I start looking, frantically, for somewhere to go to the bathroom...I spot this gorgeous shaggy pine tree that the limbs come all the way to the ground. It would have been a perfect 'club house' as kids. I start towards it and notice that it is 1/2 in a yard and 1/2 in the park AND a gate to the yard is somewhat hidden by the branches. It was my only option...I had to crawl into the heart of the tree. I am definitely not proud of what I have to do, it is embarrassing, but I realize I can't control it...and I am hoping that someone who reads this has thoughts, suggestions...a cure all.

I felt bad for the guys...they had to wait on me… AGAIN. Their sweat had cooled them off...

When we started off, we were headed towards Southern Hills... where Tyson lives. Patty and the boys were waiting for us as we were passing their house. Their boys are the sweetest things.... they love their dad and love to cheer him on. I got there first, rode JB's bike, because I had to use the bathroom again... Go figure... The first thing they asked was 'How is my dad doing'?

I am starting to lose ‘my zone and focus’. I am getting panicked about having another place to go to the bathroom… I made a bad decision… I quit fueling with the Honey Stingers, with hope I wouldn’t have to go again. I was trying to fuel with my Gatorade, but it was slushy and frozen. So in order to ‘drink’ it, we would have to walk to unscrew the lid and try to get something.

We crossed over East Sunshine and came up on Dillons (mile 6). It was time to fuel again for Tyson. JB's bottle of Gatorade had turned into a slushy. JB was so cold that we split off from one another. Tyson and I continue to run the route and JB went to Starbucks at Dillons to warm up. He would later catch up with us around mile 8-9.

I have said it many times...I love running because I get to appreciate my surroundings and notice things that I typically don't see because I am driving. We went through so many types of neighborhoods... Wealthy neighborhoods, poor neighborhoods, old neighborhoods...BIZARRO neighborhoods... We saw a house that was the most hideous blue... Tyson called it 'pool bottom' blue. It's crazy how different we all are and how we live...

To all of our disappointment, the day was not warming up...it seemed as if it was getting colder. We were at mile 15 and decided to call the run. Tyson was struggling with his hip... and I had CRASHED… I didn’t have fuel to get me threw the next 8 miles. My stomach was ‘growling’… The sad thing… after I quit using the gummies, I didn’t go to the bathroom again. I may have to go against the recommendation of the Starting Block guy and try gels on my next run. If those don’t work, I may have to try something that is completely liquid. Another mistake I made…I didn’t put my usual flavored water in my fuel belt… Gatorade only… I think I became dehydrated. My head was starting to pound and continued throughout the night.

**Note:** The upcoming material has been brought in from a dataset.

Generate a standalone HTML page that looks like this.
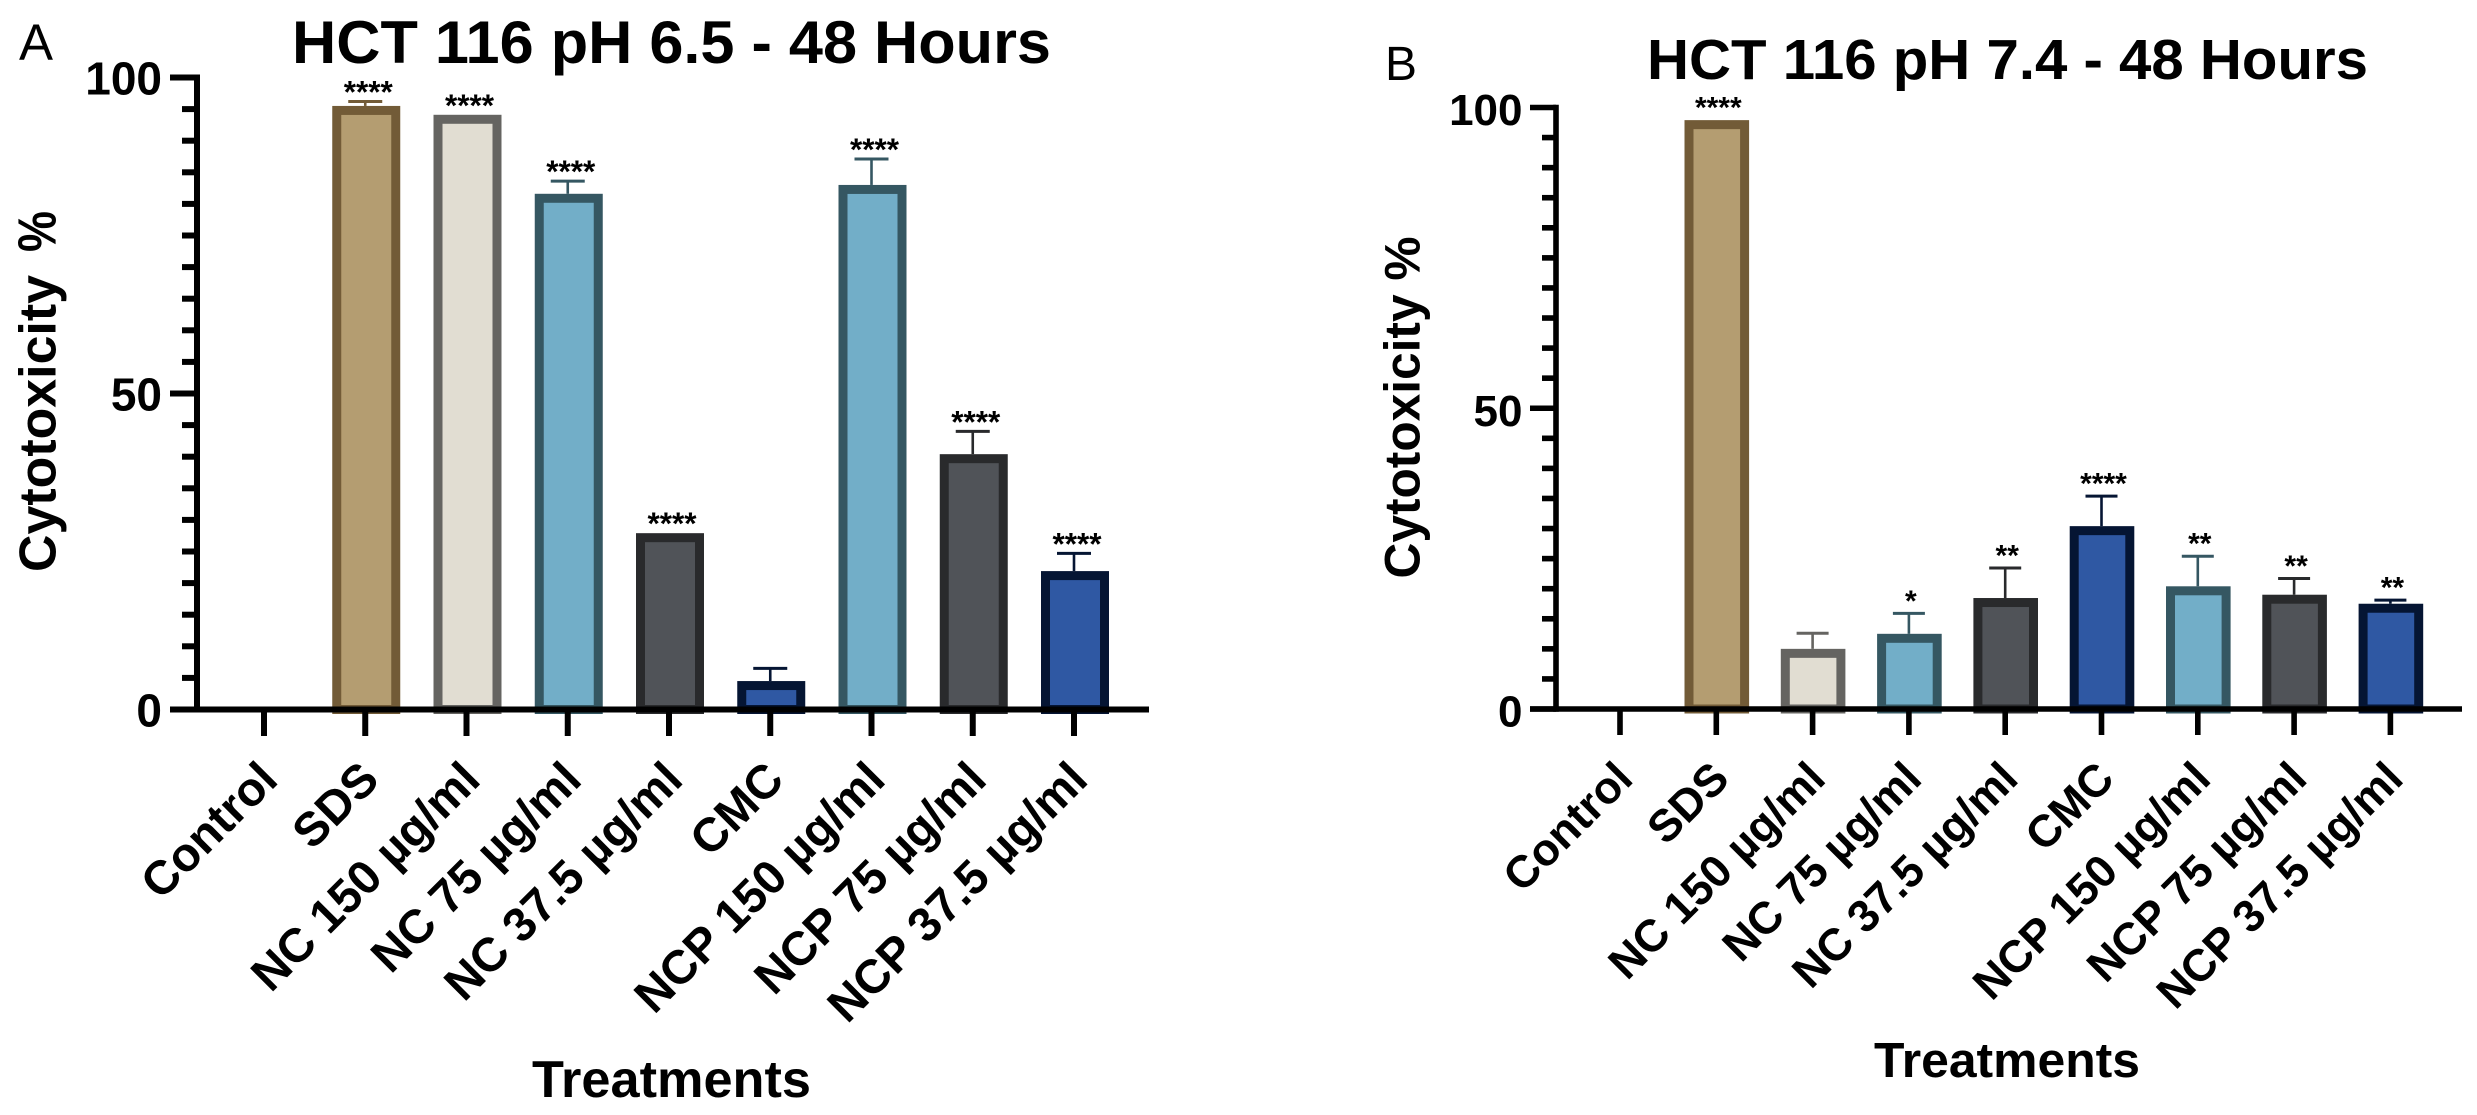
<!DOCTYPE html>
<html lang="en">
<head>
<meta charset="utf-8">
<title>HCT 116 Cytotoxicity</title>
<style>
html,body{margin:0;padding:0;background:#fff;}
svg{display:block;}
text{font-family:"Liberation Sans",Arial,sans-serif;fill:#000;}
.b{font-weight:700;}
</style>
</head>
<body>
<svg id="figure" xmlns="http://www.w3.org/2000/svg" width="2477" height="1115" viewBox="0 0 2477 1115">
  <rect x="0" y="0" width="2477" height="1115" fill="#ffffff"/>
  <text x="19" y="60" font-size="51">A</text>
  <text class="b" x="292" y="63" font-size="60" textLength="759" lengthAdjust="spacingAndGlyphs">HCT 116 pH 6.5 - 48 Hours</text>
  <text class="b" transform="translate(55.5 572) rotate(-90)" font-size="52" textLength="297" lengthAdjust="spacingAndGlyphs">Cytotoxicity</text>
  <text class="b" transform="translate(55.5 252) rotate(-90)" font-size="54" textLength="41" lengthAdjust="spacingAndGlyphs">%</text>
  <text class="b" x="532" y="1097" font-size="52" textLength="279" lengthAdjust="spacingAndGlyphs">Treatments</text>
  <text x="1385" y="80" font-size="48">B</text>
  <text class="b" x="1647" y="79" font-size="57" textLength="721" lengthAdjust="spacingAndGlyphs">HCT 116 pH 7.4 - 48 Hours</text>
  <text class="b" transform="translate(1419.5 578.5) rotate(-90)" font-size="50" textLength="342" lengthAdjust="spacingAndGlyphs">Cytotoxicity %</text>
  <text class="b" x="1874" y="1077" font-size="49" textLength="266" lengthAdjust="spacingAndGlyphs">Treatments</text>
</svg>
<script>
// ---- chart data ----
const categories = ["Control", "SDS", "NC 150 µg/ml", "NC 75 µg/ml", "NC 37.5 µg/ml", "CMC", "NCP 150 µg/ml", "NCP 75 µg/ml", "NCP 37.5 µg/ml"];
const yTickLabels = [0, 50, 100];

const valuesA = [0, 95.5, 94.1, 81.6, 27.9, 4.5, 83.0, 40.4, 21.9];
const errorsA = [0, 0.7, 0, 2.0, 0, 2.0, 4.1, 3.6, 2.8];
const starsA = ["", "****", "****", "****", "****", "", "****", "****", "****"];

const valuesB = [0, 97.9, 10.0, 12.5, 18.45, 30.4, 20.4, 19.0, 17.5];
const errorsB = [0, 0, 2.6, 3.4, 5.0, 5.0, 5.0, 2.7, 0.6];
const starsB = ["", "****", "", "*", "**", "****", "**", "**", "**"];

// ---- styles ----
const fillColors = ["#ffffff", "#b49d71", "#e1ddd2", "#72aec8", "#505358", "#2f58a3", "#72aec8", "#505358", "#2f58a3"];
const edgeColors = ["#000000", "#725b37", "#656461", "#355762", "#292a2c", "#051533", "#355762", "#292a2c", "#051533"];

const SVG_NS = "http://www.w3.org/2000/svg";
const figure = document.getElementById("figure");

function make(tag, attrs) {
  const el = document.createElementNS(SVG_NS, tag);
  for (const k in attrs) el.setAttribute(k, attrs[k]);
  return el;
}

function drawPanel(p, values, errors, stars) {
  const prefix = "panel-" + p.id + "-";
  const x = i => p.x0 + i * p.xStep;
  const y = v => p.yZero - v * p.yPerUnit;

  const group = make("g", {});
  
  
  figure.appendChild(group);

  categories.forEach((name, i) => {
    const cx = x(i);
    const v = values[i];
    const e = errors[i];

    if (e > 0) {
      const stem = make("line", {x1: cx, x2: cx, y1: y(v), y2: y(v + e), stroke: edgeColors[i], "stroke-width": 2.6});
      
      
      group.appendChild(stem);

      const cap = make("line", {x1: cx - p.capW / 2, x2: cx + p.capW / 2, y1: y(v + e), y2: y(v + e), stroke: edgeColors[i], "stroke-width": 3});
      
      
      group.appendChild(cap);
    }

    if (v > 0) {
      const bw = p.edge;
      const bar = make("rect", {
        x: cx + p.barShift - p.barW / 2 + bw / 2,
        y: y(v) + bw / 2,
        width: p.barW - bw,
        height: Math.max(0, p.yZero - y(v) - bw / 2),
        fill: fillColors[i],
        stroke: edgeColors[i],
        "stroke-width": bw
      });
      
      
      group.appendChild(bar);
    }

    if (stars[i]) {
      const star = make("text", {
        x: cx + p.starShift,
        y: y(v + e) + p.starDrop,
        "text-anchor": "middle",
        "font-size": p.starFont,
        class: "b"
      });
      
      
      star.textContent = stars[i];
      group.appendChild(star);
    }
  });

  // y axis
  const yAxis = make("line", {x1: p.axisX, x2: p.axisX, y1: y(100) - p.thick / 2, y2: p.yZero + p.thick / 2, stroke: "#000", "stroke-width": p.thick});
  
  
  group.appendChild(yAxis);

  for (let t = 5; t < 100; t += 5) {
    if (t === 50) continue;
    const minor = make("line", {x1: p.minorLeft, x2: p.axisX, y1: y(t), y2: y(t), stroke: "#000", "stroke-width": p.thick});
    
    
    group.appendChild(minor);
  }

  yTickLabels.forEach(t => {
    const tick = make("line", {x1: p.majorLeft, x2: p.axisX, y1: y(t), y2: y(t), stroke: "#000", "stroke-width": p.thick});
    
    
    group.appendChild(tick);

    const label = make("text", {x: p.labelRight, y: y(t) + p.tickDrop, "text-anchor": "end", "font-size": p.tickFont, class: "b"});
    
    
    label.textContent = t;
    group.appendChild(label);
  });

  // x axis
  const xAxis = make("line", {x1: p.majorLeft, x2: p.axisEnd, y1: p.yZero, y2: p.yZero, stroke: "#000", "stroke-width": p.thick});
  
  
  group.appendChild(xAxis);

  categories.forEach((name, i) => {
    const cx = x(i);
    const tick = make("line", {x1: cx, x2: cx, y1: p.yZero, y2: p.tickBottom, stroke: "#000", "stroke-width": p.thick});
    
    
    group.appendChild(tick);

    const lx = cx + p.catShift;
    const label = make("text", {
      transform: "translate(" + lx + " " + p.catY + ") rotate(-45)",
      "text-anchor": "end",
      "font-size": p.catFont,
      class: "b"
    });
    
    
    label.textContent = name;
    group.appendChild(label);
  });
}

drawPanel({
  id: "a", x0: 264, xStep: 101.25, yZero: 709.5, yPerUnit: 6.32,
  axisX: 197, axisEnd: 1149, majorLeft: 170, minorLeft: 182, thick: 6, tickBottom: 736,
  barW: 68, edge: 9, barShift: 1, capW: 34,
  labelRight: 162, tickFont: 46, tickDrop: 17,
  catShift: 16, catY: 782, catFont: 47.5,
  starShift: 3, starDrop: 1, starFont: 31.5
}, valuesA, errorsA, starsA);

drawPanel({
  id: "b", x0: 1620, xStep: 96.3, yZero: 709, yPerUnit: 6.015,
  axisX: 1556, axisEnd: 2462, majorLeft: 1530, minorLeft: 1542, thick: 5.6, tickBottom: 735,
  barW: 64.6, edge: 9, barShift: 0.5, capW: 32,
  labelRight: 1522.5, tickFont: 44, tickDrop: 17.5,
  catShift: 15, catY: 781, catFont: 45,
  starShift: 2, starDrop: -2.5, starFont: 30
}, valuesB, errorsB, starsB);
</script>
</body>
</html>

JB was our hero... he rode to Bass Pro, loaded the bike and came back to pick us up. I hate to admit that we didn't run our goal miles, but as I mentioned in a previous blog... I am going to listen to my body. I want to run and finish Austin...and if that means calling a run short...than that is what I am going to do.

Patty met all of us at Whole Hog Cafe and we had a great lunch. Started talking about our trip to Austin and how much fun we were going to have.

This run was supposed to be our longest during our training plan...we start dropping mileage this week. We are less than a month away from the marathon...

I am still not sure that I have found how to fuel my body without bathroom issues... I will continue to work on it... Next Saturday Tyson and I have a 20K in Reeds Spring... Hopefully I can get through it with no stops...

So, maybe this explains why I like to run in the dark and why I haven't joined the local Running Chics for a run yet...It is something that I have to think about and take into consideration anytime I run with someone new.
I appreciate all of my running buddies that have put up with this and continue to run with me.